The app review tool will let you revoke any app permissions right away. The functionality currently exists on Facebook’s Settings page, but the new prominent placement will mean it can reach many more people. It’s unclear if the tools will look the same.
Zuckerberg said Facebook will review all apps that have been pulling large amounts of data about users since 2014 and earlier. That’s when the company changed its policies to limit what information third-party apps that you use could gather about your friends and started reviewing apps that asked for extensive data.
If Facebook discovers any other misuse of personal data, it will ban the app, Zuckerberg said.
“We’re going to review thousands of apps,”Zuckerberg told CNN’s Laurie Segall in an exclusive interview. “So, this is gonna be an intensive process, but this is important.This is something that in retrospect we clearly should have done, upfront, with Cambridge Analytica.”
Facebook is working on a “way for people to know” if their data was accessed by the Cambridge Analytica survey, the company said in a post. It’s not clear if this is something users will have to proactively search for, as was the case with its tool to inform people who may have been exposed to content produced by the Russian troll army that exploited the platform, or if they will be notified.
The company said if it finds others apps that have misused data in its investigation process, it will take action to inform all users of that app.
“One of the most important things we need to do here is make sure that we tell everyone whose data was affected by one of these rogue apps,” Zuckerberg told Segall. “And we’re gonna do that.
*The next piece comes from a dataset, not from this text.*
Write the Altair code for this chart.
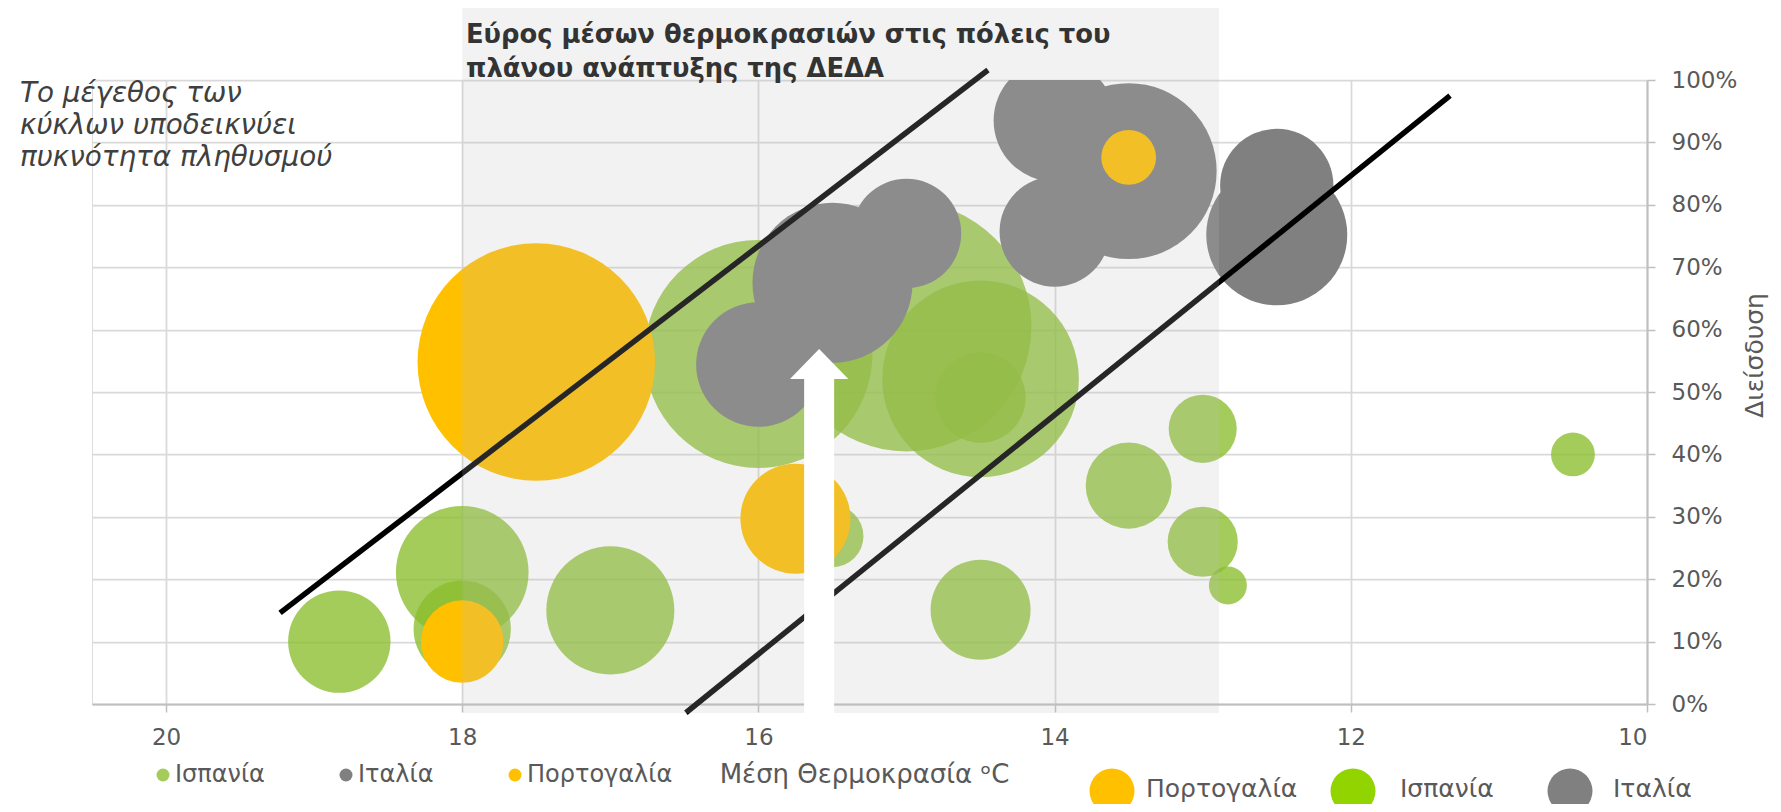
import altair as alt
import pandas as pd

# ---------------- data ----------------
countries = ["Ισπανία", "Ιταλία", "Πορτογαλία"]

es_temp = [18.83, 18.0, 18.0, 17.0, 16.0, 15.0, 14.5, 14.5, 13.5, 13.0, 13.0, 12.83, 10.5, 14.5, 15.5]
es_pen = [10.0, 21.1, 12.0, 15.0, 56.1, 60.5, 52.1, 49.1, 35.0, 44.1, 26.0, 19.0, 40.0, 15.1, 26.9]
es_dens = [26.2, 44.0, 23.7, 41.0, 130.0, 156.0, 96.6, 20.3, 18.5, 11.6, 12.3, 3.6, 4.8, 25.0, 9.6]

it_temp = [16.0, 15.5, 15.0, 14.0, 14.0, 13.5, 12.5, 12.5]
it_pen = [54.4, 67.5, 75.4, 75.7, 93.5, 85.4, 83.1, 75.2]
it_dens = [38.8, 64.0, 29.9, 30.3, 37.2, 77.4, 32.1, 49.7]

pt_temp = [17.5, 15.75, 18.0, 13.5]
pt_pen = [54.8, 29.7, 10.0, 87.6]
pt_dens = [141.0, 30.3, 17.0, 7.5]

# guide lines (temperature, penetration) start / end
line_x1 = [19.23, 16.49]
line_y1 = [14.6, -1.4]
line_x2 = [14.45, 11.33]
line_y2 = [101.6, 97.5]

band_x = [18.0, 12.89]          # shaded temperature range
arrow_x = [15.59]
arrow_top = [52.1]

x_ticks = [20, 18, 16, 14, 12, 10]
y_ticks = [0, 10, 20, 30, 40, 50, 60, 70, 80, 90, 100]

title_lines = ["Εύρος μέσων θερμοκρασιών στις πόλεις του", "πλάνου ανάπτυξης της ΔΕΔΑ"]
note_lines = ["Το μέγεθος των", "κύκλων υποδεικνύει", "πυκνότητα πληθυσμού"]
legend2_labels = ["Πορτογαλία", "Ισπανία", "Ιταλία"]
legend2_colors = ["#FFC000", "#92D400", "#808080"]

# ---------------- tables ----------------
bub = pd.concat([
    pd.DataFrame({"country": countries[0], "temp": es_temp, "pen": es_pen, "dens": es_dens}),
    pd.DataFrame({"country": countries[1], "temp": it_temp, "pen": it_pen, "dens": it_dens}),
    pd.DataFrame({"country": countries[2], "temp": pt_temp, "pen": pt_pen, "dens": pt_dens}),
], ignore_index=True)

lines = pd.DataFrame({"x1": line_x1, "y1": line_y1, "x2": line_x2, "y2": line_y2})
band = pd.DataFrame({"a": [band_x[0]], "b": [band_x[1]]})
arrow = pd.DataFrame({"x": arrow_x, "y": arrow_top})
one = pd.DataFrame({"k": [0]})

W, H = 1555, 624
TXT = "#595959"

xscale = alt.Scale(domain=[10, 20.5], reverse=True, nice=False, zero=False)
yscale = alt.Scale(domain=[0, 100], nice=False, zero=False)

bubbles = alt.Chart(bub).mark_circle(opacity=1, clip=True, strokeWidth=0).encode(
    x=alt.X("temp:Q", scale=xscale, axis=alt.Axis(
        values=x_ticks, format="d", labelFontSize=23, labelColor=TXT, labelPadding=14,
        tickSize=8, tickColor="#BFBFBF", tickWidth=1.5, domainColor="#BFBFBF", domainWidth=2,
        gridColor="#D9D9D9", gridWidth=1.75,
        title="Μέση Θερμοκρασία ᵒC", titleX=772, titleY=70, titleAlign="center",
        titleBaseline="middle", titleFontSize=26, titleFontWeight="normal", titleColor=TXT)),
    y=alt.Y("pen:Q", scale=yscale, axis=alt.Axis(
        orient="right", values=y_ticks, labelExpr="datum.value + '%'", labelAlign="left",
        labelFontSize=23, labelColor=TXT, labelPadding=16, tickSize=8, tickColor="#BFBFBF",
        tickWidth=1.5, domainColor="#BFBFBF", domainWidth=2, gridColor="#D9D9D9", gridWidth=1.75,
        title="Διείσδυση", titleAngle=270, titleX=107, titleY=275, titleAlign="center",
        titleBaseline="middle", titleFontSize=25, titleFontWeight="normal", titleColor=TXT)),
    size=alt.Size("dens:Q", scale=alt.Scale(type="linear", domain=[0, 100], range=[0, 40000]), legend=None),
    color=alt.Color("country:N", scale=alt.Scale(
        domain=countries, range=["rgba(137,188,42,0.77)", "#808080", "#FFC000"]),
        legend=alt.Legend(orient="none", legendX=59, legendY=683, direction="horizontal",
                          title=None, symbolType="circle", symbolSize=169, symbolStrokeWidth=0,
                          labelFontSize=24, labelColor=TXT, labelOffset=0, columnPadding=69,
                          padding=0)),
)

guide = alt.Chart(lines).mark_rule(color="#000000", strokeWidth=5.5, strokeCap="butt").encode(
    x=alt.X("x1:Q", scale=xscale), y=alt.Y("y1:Q", scale=yscale),
    x2="x2:Q", y2="y2:Q")

shade = alt.Chart(band).mark_rect(color="#BDBDBD", opacity=0.2).encode(
    x=alt.X("a:Q", scale=xscale), x2="b:Q",
    y=alt.value(-72), y2=alt.value(633))

shaft = alt.Chart(arrow).mark_rule(color="white", strokeWidth=30, strokeCap="butt").encode(
    x=alt.X("x:Q", scale=xscale), y=alt.Y("y:Q", scale=yscale),
    y2=alt.value(633))

head = alt.Chart(arrow).mark_point(shape="M-1,0L1,0L0,-1.02Z", filled=True, color="white",
                                   opacity=1, size=3411, strokeWidth=0).encode(
    x=alt.X("x:Q", scale=xscale), y=alt.Y("y:Q", scale=yscale))

title = alt.Chart(one).mark_text(align="left", baseline="middle", fontSize=25.8, fontWeight="bold",
                                 font="DejaVu Sans", color="#333333", lineHeight=34, lineBreak="\n").encode(
    x=alt.value(374), y=alt.value(-45), text=alt.value("\n".join(title_lines)))

note = alt.Chart(one).mark_text(align="left", baseline="middle", fontSize=27.8, fontStyle="italic",
                                font="DejaVu Sans", color="#404040", lineHeight=32, lineBreak="\n").encode(
    x=alt.value(-72), y=alt.value(14), text=alt.value("\n".join(note_lines)))

# second (large) legend
leg_sym_x = [1020, 1261, 1478]
leg_txt_x = [1054, 1308, 1521]
legend_layers = []
for lab, col, sx, tx in zip(legend2_labels, legend2_colors, leg_sym_x, leg_txt_x):
    legend_layers.append(alt.Chart(one).mark_circle(size=2025, color=col, opacity=1).encode(
        x=alt.value(sx), y=alt.value(711)))
    legend_layers.append(alt.Chart(one).mark_text(align="left", baseline="middle", fontSize=25,
                                                  color=TXT, font="DejaVu Sans").encode(
        x=alt.value(tx), y=alt.value(709), text=alt.value(lab)))

chart = alt.layer(bubbles, guide, shade, shaft, head, title, note, *legend_layers).properties(
    width=W, height=H,
    autosize=alt.AutoSizeParams(type="none"),
    padding={"left": 84, "top": 72, "right": 126, "bottom": 100},
).configure_view(strokeWidth=0).configure(font="DejaVu Sans")

chart.save("out.html", embed_options={"renderer": "svg", "actions": False})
We’re gonna build a tool where anyone can go and see if their data was a part of this.”
Facebook is tweaking how it handles existing apps’ access to your personal information. If you haven’t used an app in three months, its access will automatically be removed. New apps that haven’t been through the company’s existing review process will not be able to access anything other than a person’s name, profile photo and email address.
Same look and feel
Most users don’t think too much about third-party apps. They check the platform for photos and updates from friends, and scroll past Facebook ads that are based on the vast amounts of data the company has collected about them over the years. That core experience will stay the same for the time being.
But by putting a tool on top of the News Feed that shows everyone what apps they’ve installed, Facebook is reminding users that their data is being shared and used. And that could change how people look at the social network.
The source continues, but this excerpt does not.